We are excited to have gallerist and curator Ken Harman Hashimoto for an “Ask Me Anything” interview – this Thursday July 26th Noon-2pm PST. If you’re a member you can log into our Booooooom Slack Community and ask Ken questions live. If you’re not a member, you can still ask a question here in the comments below, and we’ll post them to Ken on Thursday. You can learn more about becoming a member here.
Ken runs three galleries, Hashimoto Contemporary in San Francisco, and two Spoke Art galleries (NYC and SF), as well as the The People’s Print Shop and Paragon Books. If you have any questions for him related to approaching a gallery, representation, curation, publishing, anything, this is your chance.
Jeff Hamada: You’re running three galleries now, Hashimoto Contemporary and Spoke Art in San Francisco and a second Spoke Art space in New York, can you talk a little bit about the way you’re curating them?
Ken Harman Hashimoto: Sure thing! The two programs are markedly different and I think that reflects more on my personal tastes and the fact that I love many types and styles of art. As a general rule of thumb, Spoke tends to lean more figurative, illustrative and pop culture while Hashimoto typically is more contemporary, conceptual or abstract.
JH: Do you ever show work that you don’t personally like?
KHH: Never – that would defeat the whole point of owning your own art gallery!
JH: How would you describe the role of a curator now that we live in an age of algorithms?
KHH: That’s a great question. I’d suggest that a curator’s role is even more important now than ever. While algorithms are certainly convenient, the fact of the matter is that they’ve taken over how we consume media, what we’re exposed to and what we see first in our IG feeds. As such, almost everything that we experience online is dictated by some lines of code, with no real consideration or thought. As curators, we make conscious decisions ranging from how work is presented, where, and along with what, that no algorithm will ever be able to do (at least for now.)
JH: Can you describe one piece of art in your home?
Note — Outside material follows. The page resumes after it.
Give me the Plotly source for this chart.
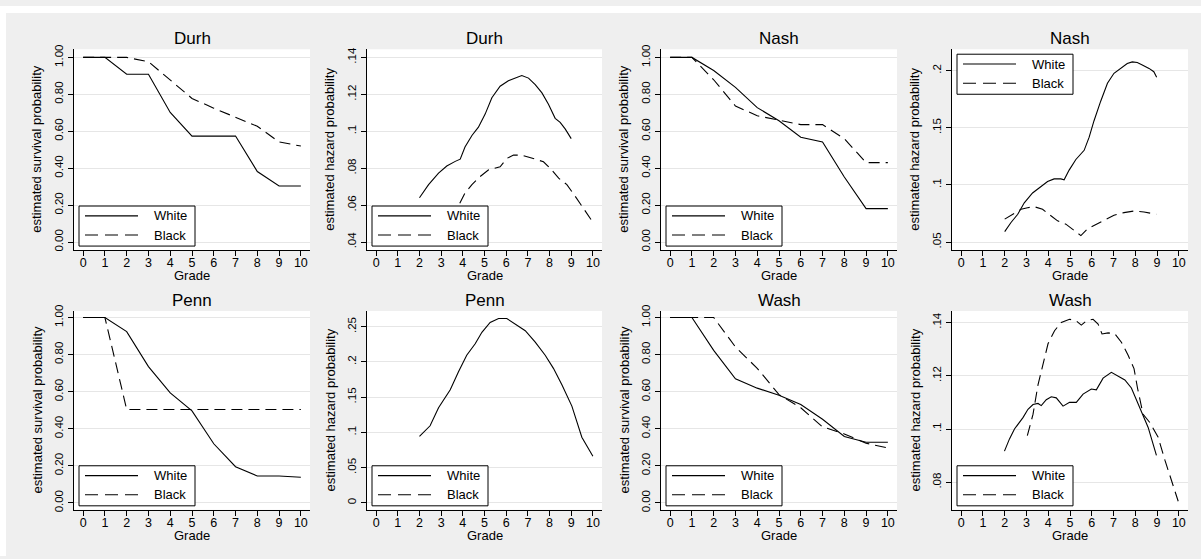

KHH: Probably one of the most interesting pieces of art in my home is an original painting by Rich Pellegrino, done in the style of Egon Schiele, titled “Two Lesbians Masturbating”. The painting was featured in the film The Grand Budapest Hotel, it’s the lewd painting of… well, two lesbians masturbating, which replaces “The Boy With Apple”. Needless to say, it’s quite the conversation starter.
JH: Why should people buy art?
KHH: Well, firstly there are certainly many worst ways to spend your money! Buying art is a transformative experience and everyone should participate in that at least once, whether that’s an original work or a limited edition. More importantly, buying art supports artists, so if you enjoy seeing cool art every day on social media then help do your part by supporting the artists who work tirelessly make art for you to enjoy.
JH: I know Takashi Murakami bought some works of a fairly young artist through you, is that the kind of experience that motivates you to do what you’re doing?
KHH: Takashi has been an amazing supporter of the arts, not just with us but also with countless artists and galleries. Over the past couple years he’s purchased works by GATS, Dan Quintana and Ana Bagayan from us. Our experiences with Takasahi don’t necessarily motivate us to do what we do, but rather remind us the importance of patronage and contributing to the greater art ecosystem. His passion for supporting emerging artists and using his position in the art world to further younger artist’s careers is incredibly inspiring.
JH: As if the galleries are not enough work, you also run Paragon Books and The People’s Print Shop. Tell me about those!
KHH: Haha, yeah we keep pretty busy! Paragon Books is a relatively new venture and one I’m very excited for. For that, we’re looking at the art book publishing world and trying new ways to adapt to the changing market. Our first two titles, Suggestivism: Resonance and The Moleskine Project Volume II are wrapping up right now and should be delivering to our warehouse soon, very excited to get them in hand! The People’s Print Shop has been around for a few years, however most recently it’s really taken off under the leadership of my friend Zach Tutor (of Supersonic Art fame) who works tirelessly to bring a brand new limited edition print into the world every week. It’s a great platform for us to provide more opportunities for our artists and to also test out folks new to our gallery program.
JH: I usually end interviews with these two questions: What’s something you’d like to accomplish this year? And what’s something you hope to accomplish in your lifetime?
KHH: For this year, my priority is to grow our presence in New York City and expand our book publishing with some new monographs. For the long term, I’d love to open a space in Los Angeles, eventually look to expand overseas, and of course, keep working with and supporting our amazing artists for many, many more years to come.